Exclude the pictures and reproduce the remaining data exactly as written.

+ + +

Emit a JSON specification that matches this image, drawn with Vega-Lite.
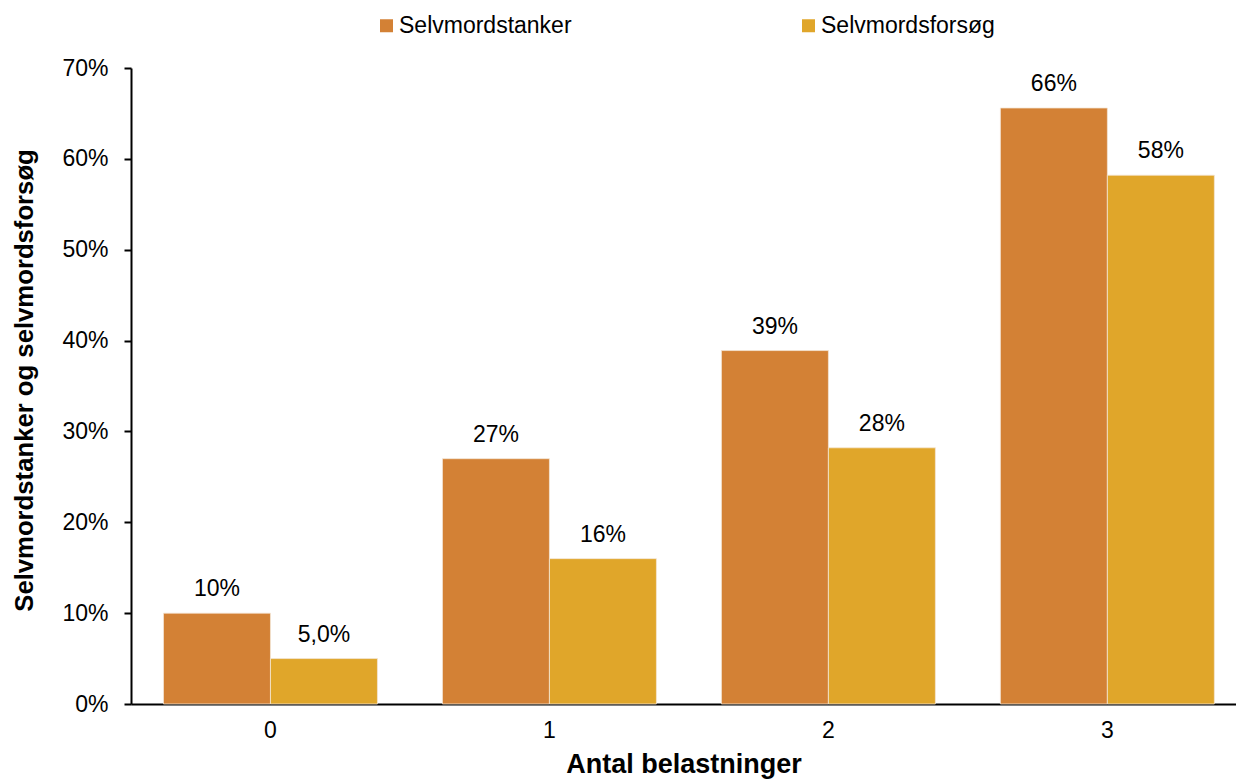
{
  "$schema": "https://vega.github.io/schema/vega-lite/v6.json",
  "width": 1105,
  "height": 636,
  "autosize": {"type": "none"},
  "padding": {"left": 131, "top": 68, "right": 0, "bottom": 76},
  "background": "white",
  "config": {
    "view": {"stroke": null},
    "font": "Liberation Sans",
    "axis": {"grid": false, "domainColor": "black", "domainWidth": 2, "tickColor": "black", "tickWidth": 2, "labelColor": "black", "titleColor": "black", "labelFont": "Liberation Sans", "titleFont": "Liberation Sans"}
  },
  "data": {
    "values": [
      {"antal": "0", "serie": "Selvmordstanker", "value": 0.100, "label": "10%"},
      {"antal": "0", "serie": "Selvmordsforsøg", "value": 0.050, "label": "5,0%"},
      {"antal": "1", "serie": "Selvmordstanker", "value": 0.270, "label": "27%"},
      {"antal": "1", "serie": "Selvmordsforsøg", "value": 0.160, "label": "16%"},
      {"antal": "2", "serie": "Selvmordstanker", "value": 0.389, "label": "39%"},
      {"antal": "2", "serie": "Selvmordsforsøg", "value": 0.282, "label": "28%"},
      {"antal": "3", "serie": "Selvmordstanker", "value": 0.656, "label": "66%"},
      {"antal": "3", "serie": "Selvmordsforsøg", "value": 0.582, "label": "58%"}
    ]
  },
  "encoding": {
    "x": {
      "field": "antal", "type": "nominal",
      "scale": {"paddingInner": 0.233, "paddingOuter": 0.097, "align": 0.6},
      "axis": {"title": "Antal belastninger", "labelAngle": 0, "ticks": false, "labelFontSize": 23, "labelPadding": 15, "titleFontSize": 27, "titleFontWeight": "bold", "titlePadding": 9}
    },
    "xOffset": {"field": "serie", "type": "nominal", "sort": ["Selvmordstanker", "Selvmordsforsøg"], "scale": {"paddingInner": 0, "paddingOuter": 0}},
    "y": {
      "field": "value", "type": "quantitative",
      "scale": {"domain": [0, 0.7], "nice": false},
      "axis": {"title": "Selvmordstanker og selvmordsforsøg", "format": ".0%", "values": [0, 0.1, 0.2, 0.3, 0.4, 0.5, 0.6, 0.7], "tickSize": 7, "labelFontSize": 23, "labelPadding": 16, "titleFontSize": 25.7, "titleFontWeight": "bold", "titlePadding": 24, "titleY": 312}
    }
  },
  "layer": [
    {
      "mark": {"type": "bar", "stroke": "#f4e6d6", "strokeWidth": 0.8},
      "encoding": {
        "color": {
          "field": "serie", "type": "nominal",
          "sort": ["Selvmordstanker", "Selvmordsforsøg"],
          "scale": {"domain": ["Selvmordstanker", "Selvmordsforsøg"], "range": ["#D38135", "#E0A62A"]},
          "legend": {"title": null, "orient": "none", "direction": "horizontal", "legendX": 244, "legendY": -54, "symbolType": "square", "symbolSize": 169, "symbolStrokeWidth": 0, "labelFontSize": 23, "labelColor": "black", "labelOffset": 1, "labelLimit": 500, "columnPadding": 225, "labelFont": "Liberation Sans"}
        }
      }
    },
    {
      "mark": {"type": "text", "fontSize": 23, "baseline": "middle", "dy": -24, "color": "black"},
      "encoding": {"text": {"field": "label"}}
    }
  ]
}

+ + +

:: Expected answer ::
Emit a JSON specification that matches this image, drawn with Vega-Lite.
{
  "$schema": "https://vega.github.io/schema/vega-lite/v6.json",
  "width": 1105,
  "height": 636,
  "autosize": {"type": "none"},
  "padding": {"left": 131, "top": 68, "right": 0, "bottom": 76},
  "background": "white",
  "config": {
    "view": {"stroke": null},
    "font": "Liberation Sans",
    "axis": {"grid": false, "domainColor": "black", "domainWidth": 2, "tickColor": "black", "tickWidth": 2, "labelColor": "black", "titleColor": "black", "labelFont": "Liberation Sans", "titleFont": "Liberation Sans"}
  },
  "data": {
    "values": [
      {"antal": "0", "serie": "Selvmordstanker", "value": 0.100, "label": "10%"},
      {"antal": "0", "serie": "Selvmordsforsøg", "value": 0.050, "label": "5,0%"},
      {"antal": "1", "serie": "Selvmordstanker", "value": 0.270, "label": "27%"},
      {"antal": "1", "serie": "Selvmordsforsøg", "value": 0.160, "label": "16%"},
      {"antal": "2", "serie": "Selvmordstanker", "value": 0.389, "label": "39%"},
      {"antal": "2", "serie": "Selvmordsforsøg", "value": 0.282, "label": "28%"},
      {"antal": "3", "serie": "Selvmordstanker", "value": 0.656, "label": "66%"},
      {"antal": "3", "serie": "Selvmordsforsøg", "value": 0.582, "label": "58%"}
    ]
  },
  "encoding": {
    "x": {
      "field": "antal", "type": "nominal",
      "scale": {"paddingInner": 0.233, "paddingOuter": 0.097, "align": 0.6},
      "axis": {"title": "Antal belastninger", "labelAngle": 0, "ticks": false, "labelFontSize": 23, "labelPadding": 15, "titleFontSize": 27, "titleFontWeight": "bold", "titlePadding": 9}
    },
    "xOffset": {"field": "serie", "type": "nominal", "sort": ["Selvmordstanker", "Selvmordsforsøg"], "scale": {"paddingInner": 0, "paddingOuter": 0}},
    "y": {
      "field": "value", "type": "quantitative",
      "scale": {"domain": [0, 0.7], "nice": false},
      "axis": {"title": "Selvmordstanker og selvmordsforsøg", "format": ".0%", "values": [0, 0.1, 0.2, 0.3, 0.4, 0.5, 0.6, 0.7], "tickSize": 7, "labelFontSize": 23, "labelPadding": 16, "titleFontSize": 25.7, "titleFontWeight": "bold", "titlePadding": 24, "titleY": 312}
    }
  },
  "layer": [
    {
      "mark": {"type": "bar", "stroke": "#f4e6d6", "strokeWidth": 0.8},
      "encoding": {
        "color": {
          "field": "serie", "type": "nominal",
          "sort": ["Selvmordstanker", "Selvmordsforsøg"],
          "scale": {"domain": ["Selvmordstanker", "Selvmordsforsøg"], "range": ["#D38135", "#E0A62A"]},
          "legend": {"title": null, "orient": "none", "direction": "horizontal", "legendX": 244, "legendY": -54, "symbolType": "square", "symbolSize": 169, "symbolStrokeWidth": 0, "labelFontSize": 23, "labelColor": "black", "labelOffset": 1, "labelLimit": 500, "columnPadding": 225, "labelFont": "Liberation Sans"}
        }
      }
    },
    {
      "mark": {"type": "text", "fontSize": 23, "baseline": "middle", "dy": -24, "color": "black"},
      "encoding": {"text": {"field": "label"}}
    }
  ]
}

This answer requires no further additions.